### Source data

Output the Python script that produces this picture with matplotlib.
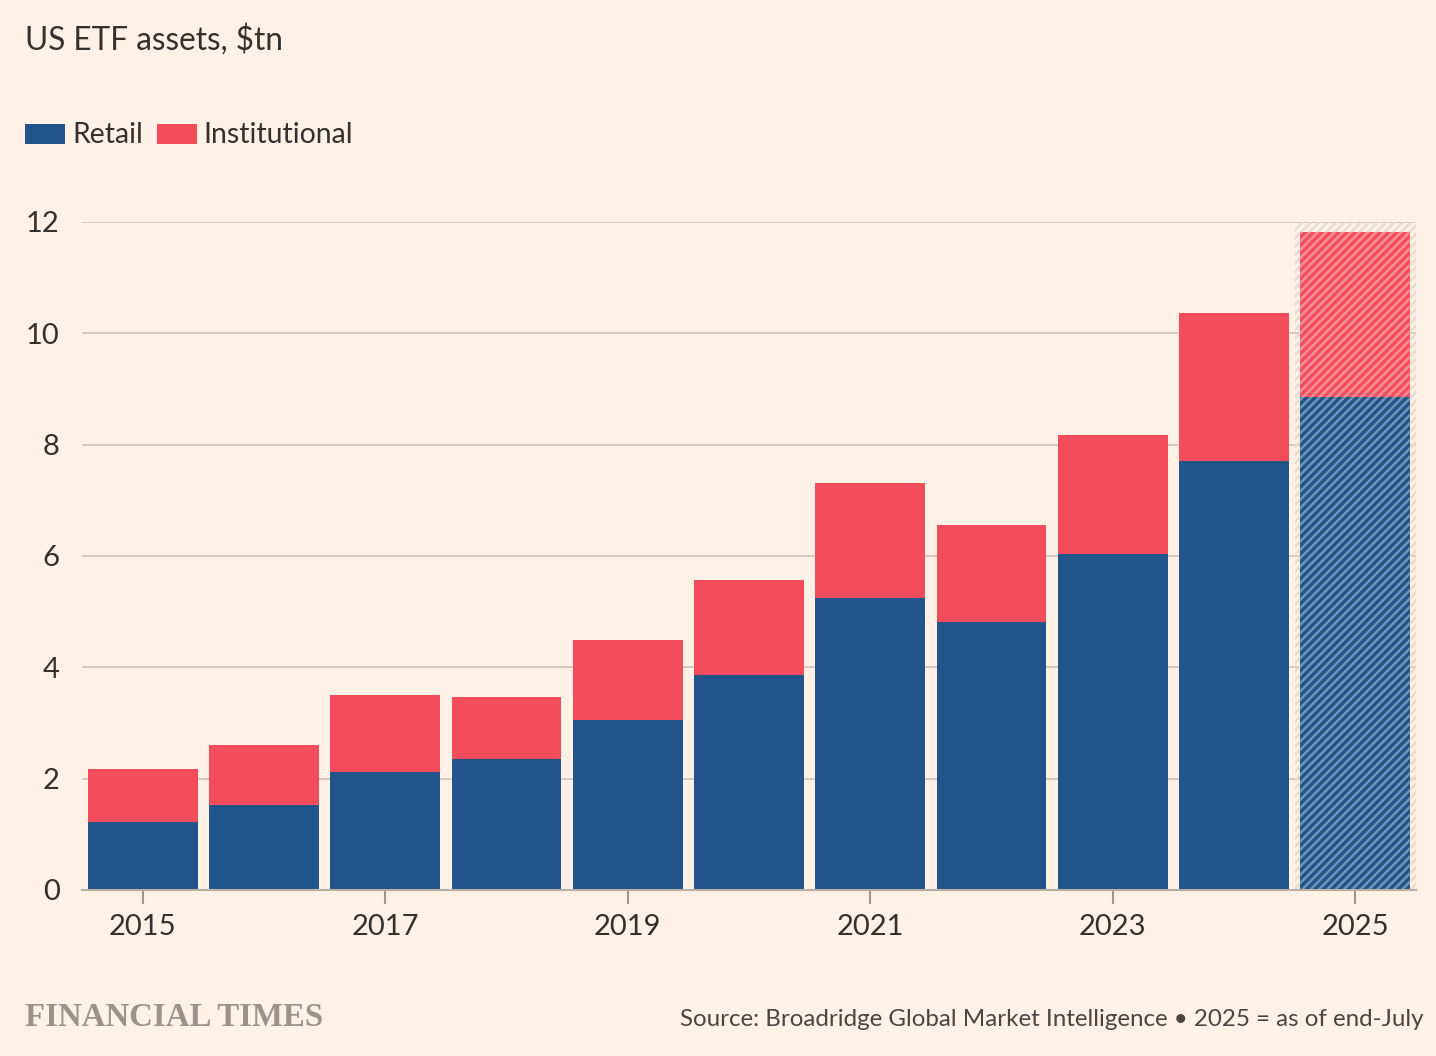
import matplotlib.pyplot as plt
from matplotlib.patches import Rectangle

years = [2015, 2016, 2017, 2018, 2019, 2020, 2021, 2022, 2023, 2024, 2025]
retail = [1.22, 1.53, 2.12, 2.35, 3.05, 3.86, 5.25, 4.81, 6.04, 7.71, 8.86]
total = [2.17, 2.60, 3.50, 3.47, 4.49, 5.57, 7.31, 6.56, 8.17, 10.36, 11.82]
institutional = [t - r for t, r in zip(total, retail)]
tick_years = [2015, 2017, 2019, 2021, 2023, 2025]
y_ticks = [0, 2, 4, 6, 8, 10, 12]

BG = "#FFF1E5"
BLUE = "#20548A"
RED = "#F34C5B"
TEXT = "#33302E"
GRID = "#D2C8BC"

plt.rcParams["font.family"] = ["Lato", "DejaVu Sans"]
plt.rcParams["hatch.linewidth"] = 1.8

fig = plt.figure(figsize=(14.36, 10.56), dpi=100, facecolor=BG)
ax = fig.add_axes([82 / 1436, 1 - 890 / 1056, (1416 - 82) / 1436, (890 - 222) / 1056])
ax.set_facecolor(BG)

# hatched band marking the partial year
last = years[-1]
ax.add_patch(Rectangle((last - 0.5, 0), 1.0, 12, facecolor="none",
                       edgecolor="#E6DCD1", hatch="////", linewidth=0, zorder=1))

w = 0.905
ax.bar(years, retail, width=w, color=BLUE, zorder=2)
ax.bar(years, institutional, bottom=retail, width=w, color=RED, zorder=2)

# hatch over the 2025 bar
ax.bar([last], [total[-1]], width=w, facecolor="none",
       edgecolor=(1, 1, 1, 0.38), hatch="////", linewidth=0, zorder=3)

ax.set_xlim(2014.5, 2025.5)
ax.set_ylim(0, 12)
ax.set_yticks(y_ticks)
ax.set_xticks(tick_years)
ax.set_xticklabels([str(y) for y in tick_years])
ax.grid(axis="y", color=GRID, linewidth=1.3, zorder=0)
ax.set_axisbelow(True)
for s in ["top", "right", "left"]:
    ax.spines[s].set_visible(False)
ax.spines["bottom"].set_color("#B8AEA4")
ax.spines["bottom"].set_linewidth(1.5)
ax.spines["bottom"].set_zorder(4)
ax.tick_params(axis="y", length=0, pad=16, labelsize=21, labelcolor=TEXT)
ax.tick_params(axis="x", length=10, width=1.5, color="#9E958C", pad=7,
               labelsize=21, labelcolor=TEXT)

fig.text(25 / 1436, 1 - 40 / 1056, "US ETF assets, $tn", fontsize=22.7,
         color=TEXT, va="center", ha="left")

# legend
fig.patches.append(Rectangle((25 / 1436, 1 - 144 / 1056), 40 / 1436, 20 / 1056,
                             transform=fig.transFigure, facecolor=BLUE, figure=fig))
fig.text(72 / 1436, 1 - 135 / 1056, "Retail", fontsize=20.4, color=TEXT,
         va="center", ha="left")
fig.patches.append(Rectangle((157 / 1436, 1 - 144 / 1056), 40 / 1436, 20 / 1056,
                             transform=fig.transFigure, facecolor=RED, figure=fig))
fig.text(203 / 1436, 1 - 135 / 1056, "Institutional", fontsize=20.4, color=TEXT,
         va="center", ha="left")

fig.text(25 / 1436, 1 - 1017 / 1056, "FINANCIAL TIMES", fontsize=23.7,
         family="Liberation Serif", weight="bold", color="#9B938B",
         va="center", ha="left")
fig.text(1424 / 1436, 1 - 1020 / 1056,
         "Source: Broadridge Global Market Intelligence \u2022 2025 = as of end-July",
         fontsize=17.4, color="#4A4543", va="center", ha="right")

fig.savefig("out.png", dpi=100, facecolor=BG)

### Written instruction
From the first line above through the line containing "width=w, color=RED, zorder=2)", copy everything exactly, without the pictures.

### Answer to this task
Output the Python script that produces this picture with matplotlib.
import matplotlib.pyplot as plt
from matplotlib.patches import Rectangle

years = [2015, 2016, 2017, 2018, 2019, 2020, 2021, 2022, 2023, 2024, 2025]
retail = [1.22, 1.53, 2.12, 2.35, 3.05, 3.86, 5.25, 4.81, 6.04, 7.71, 8.86]
total = [2.17, 2.60, 3.50, 3.47, 4.49, 5.57, 7.31, 6.56, 8.17, 10.36, 11.82]
institutional = [t - r for t, r in zip(total, retail)]
tick_years = [2015, 2017, 2019, 2021, 2023, 2025]
y_ticks = [0, 2, 4, 6, 8, 10, 12]

BG = "#FFF1E5"
BLUE = "#20548A"
RED = "#F34C5B"
TEXT = "#33302E"
GRID = "#D2C8BC"

plt.rcParams["font.family"] = ["Lato", "DejaVu Sans"]
plt.rcParams["hatch.linewidth"] = 1.8

fig = plt.figure(figsize=(14.36, 10.56), dpi=100, facecolor=BG)
ax = fig.add_axes([82 / 1436, 1 - 890 / 1056, (1416 - 82) / 1436, (890 - 222) / 1056])
ax.set_facecolor(BG)

# hatched band marking the partial year
last = years[-1]
ax.add_patch(Rectangle((last - 0.5, 0), 1.0, 12, facecolor="none",
                       edgecolor="#E6DCD1", hatch="////", linewidth=0, zorder=1))

w = 0.905
ax.bar(years, retail, width=w, color=BLUE, zorder=2)
ax.bar(years, institutional, bottom=retail, width=w, color=RED, zorder=2)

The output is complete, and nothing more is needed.